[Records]
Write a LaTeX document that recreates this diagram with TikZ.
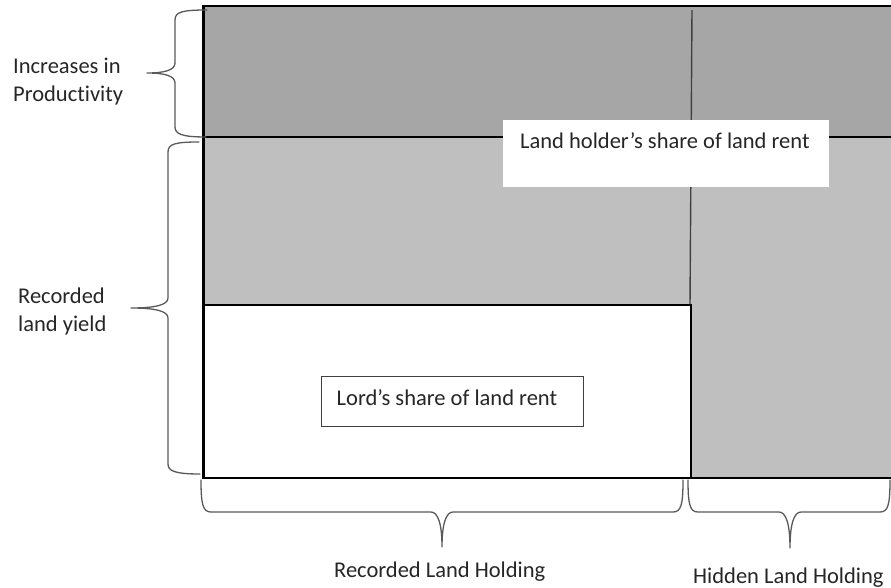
\documentclass[tikz,border=0pt]{standalone}
\usepackage{fontspec}
\setmainfont{Carlito}[Ligatures={NoCommon,NoRare,NoDiscretionary}]
\definecolor{darkband}{HTML}{A6A6A6}
\definecolor{lightband}{HTML}{BFBFBF}
\definecolor{bracegray}{HTML}{595959}
\definecolor{linegray}{HTML}{404040}
\tikzset{
  bracestyle/.style={draw=bracegray, line width=1.3pt, line join=round, line cap=round},
  frameline/.style={draw=black, line width=2.2pt},
  labeltext/.style={anchor=base west, inner sep=0pt, font=\fontsize{22.5}{28}\selectfont, text=black!85},
}
\begin{document}
\begin{tikzpicture}[x=1pt, y=-1pt]
\useasboundingbox (0,0) rectangle (891,588);
\clip (0,0) rectangle (891,588);
% bands
\fill[darkband] (203.5,6) rectangle (898,137);
\fill[lightband] (203.5,137) rectangle (898,478);
\fill[white] (203.5,305) rectangle (691,478);
% vertical divider
\coordinate (vtop) at (692,10);
\coordinate (vbot) at (690,305);
\draw[linegray, line width=1.4pt] (vtop) -- (vbot);
% frame lines
\draw[frameline] (898,6) -- (203.5,6) -- (203.5,478) -- (898,478);
\draw[frameline] (203.5,137) -- (898,137);
\draw[frameline] (203.5,305) -- (691,305) -- (691,478);
% land holder box
\node[fill=white, inner sep=0pt, minimum width=326pt, minimum height=67pt, anchor=north west] (holderbox) at (503,119.5) {};
\node[labeltext] (holdertext) at (520,149) {Land holder’s share of land rent};
% lord box
\node[draw=linegray, line width=1.2pt, fill=white, inner sep=0pt, minimum width=262pt, minimum height=50pt, anchor=north west] (lordbox) at (321,376) {};
\node[labeltext] (lordtext) at (336.5,405) {Lord’s share of land rent};
% left labels
\node[labeltext] (incA) at (13,74) {Increases in};
\node[labeltext] (incB) at (13,102) {Produc\kern0pt tivity};
\node[labeltext] (recA) at (18,303) {Recorded};
\node[labeltext] (recB) at (18,331) {land yield};
% bottom labels
\node[labeltext] (recholding) at (334,577) {Recorded Land Holding};
\node[labeltext] (hidholding) at (693,583) {Hidden Land Holding};
% braces left
\path[bracestyle] (207,10) .. controls (182,10) and (175,12) .. (175,20) -- (175,63)
  .. controls (175,70) and (165,73) .. (147,73)
  .. controls (165,73) and (175,76) .. (175,83) -- (175,127)
  .. controls (175,134) and (182,137) .. (206,137);
\path[bracestyle] (199,142) .. controls (175,142) and (168,144) .. (168,152) -- (168,298)
  .. controls (168,305) and (155,308) .. (131,308)
  .. controls (155,308) and (168,311) .. (168,318) -- (168,464)
  .. controls (168,471) and (175,474) .. (200,474);
% braces bottom
\path[bracestyle] (201,480) .. controls (201,505) and (203,512) .. (211,512) -- (431,512)
  .. controls (438,512) and (442,524) .. (442,547)
  .. controls (442,524) and (446,512) .. (453,512) -- (673,512)
  .. controls (681,512) and (683,505) .. (683,480);
\path[bracestyle] (688,480) .. controls (688,505) and (690,512) .. (698,512) -- (779,512)
  .. controls (786,512) and (790,524) .. (790,548)
  .. controls (790,524) and (794,512) .. (801,512) -- (880,512)
  .. controls (888,512) and (890,505) .. (890,480);
\end{tikzpicture}
\end{document}
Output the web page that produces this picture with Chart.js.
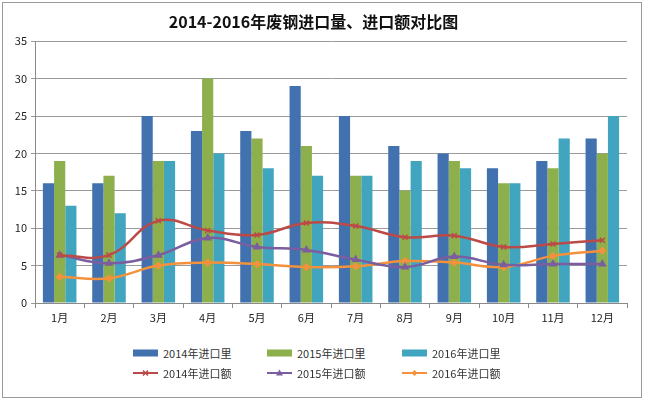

● THE PROBLEM
Copy each line of the records precisely and drop any images they hold.

● EXERCISE ANSWER
Write a LaTeX document that recreates this diagram with TikZ.
\documentclass[tikz,border=0pt]{standalone}
\usepackage{fontspec}
\setmainfont{Carlito}[Ligatures={NoCommon,NoRare,NoDiscretionary}]
\definecolor{darkband}{HTML}{A6A6A6}
\definecolor{lightband}{HTML}{BFBFBF}
\definecolor{bracegray}{HTML}{595959}
\definecolor{linegray}{HTML}{404040}
\tikzset{
  bracestyle/.style={draw=bracegray, line width=1.3pt, line join=round, line cap=round},
  frameline/.style={draw=black, line width=2.2pt},
  labeltext/.style={anchor=base west, inner sep=0pt, font=\fontsize{22.5}{28}\selectfont, text=black!85},
}
\begin{document}
\begin{tikzpicture}[x=1pt, y=-1pt]
\useasboundingbox (0,0) rectangle (891,588);
\clip (0,0) rectangle (891,588);
% bands
\fill[darkband] (203.5,6) rectangle (898,137);
\fill[lightband] (203.5,137) rectangle (898,478);
\fill[white] (203.5,305) rectangle (691,478);
% vertical divider
\coordinate (vtop) at (692,10);
\coordinate (vbot) at (690,305);
\draw[linegray, line width=1.4pt] (vtop) -- (vbot);
% frame lines
\draw[frameline] (898,6) -- (203.5,6) -- (203.5,478) -- (898,478);
\draw[frameline] (203.5,137) -- (898,137);
\draw[frameline] (203.5,305) -- (691,305) -- (691,478);
% land holder box
\node[fill=white, inner sep=0pt, minimum width=326pt, minimum height=67pt, anchor=north west] (holderbox) at (503,119.5) {};
\node[labeltext] (holdertext) at (520,149) {Land holder’s share of land rent};
% lord box
\node[draw=linegray, line width=1.2pt, fill=white, inner sep=0pt, minimum width=262pt, minimum height=50pt, anchor=north west] (lordbox) at (321,376) {};
\node[labeltext] (lordtext) at (336.5,405) {Lord’s share of land rent};
% left labels
\node[labeltext] (incA) at (13,74) {Increases in};
\node[labeltext] (incB) at (13,102) {Produc\kern0pt tivity};
\node[labeltext] (recA) at (18,303) {Recorded};
\node[labeltext] (recB) at (18,331) {land yield};
% bottom labels
\node[labeltext] (recholding) at (334,577) {Recorded Land Holding};
\node[labeltext] (hidholding) at (693,583) {Hidden Land Holding};
% braces left
\path[bracestyle] (207,10) .. controls (182,10) and (175,12) .. (175,20) -- (175,63)
  .. controls (175,70) and (165,73) .. (147,73)
  .. controls (165,73) and (175,76) .. (175,83) -- (175,127)
  .. controls (175,134) and (182,137) .. (206,137);
\path[bracestyle] (199,142) .. controls (175,142) and (168,144) .. (168,152) -- (168,298)
  .. controls (168,305) and (155,308) .. (131,308)
  .. controls (155,308) and (168,311) .. (168,318) -- (168,464)
  .. controls (168,471) and (175,474) .. (200,474);
% braces bottom
\path[bracestyle] (201,480) .. controls (201,505) and (203,512) .. (211,512) -- (431,512)
  .. controls (438,512) and (442,524) .. (442,547)
  .. controls (442,524) and (446,512) .. (453,512) -- (673,512)
  .. controls (681,512) and (683,505) .. (683,480);
\path[bracestyle] (688,480) .. controls (688,505) and (690,512) .. (698,512) -- (779,512)
  .. controls (786,512) and (790,524) .. (790,548)
  .. controls (790,524) and (794,512) .. (801,512) -- (880,512)
  .. controls (888,512) and (890,505) .. (890,480);
\end{tikzpicture}
\end{document}
Output the web page that produces this picture with Chart.js.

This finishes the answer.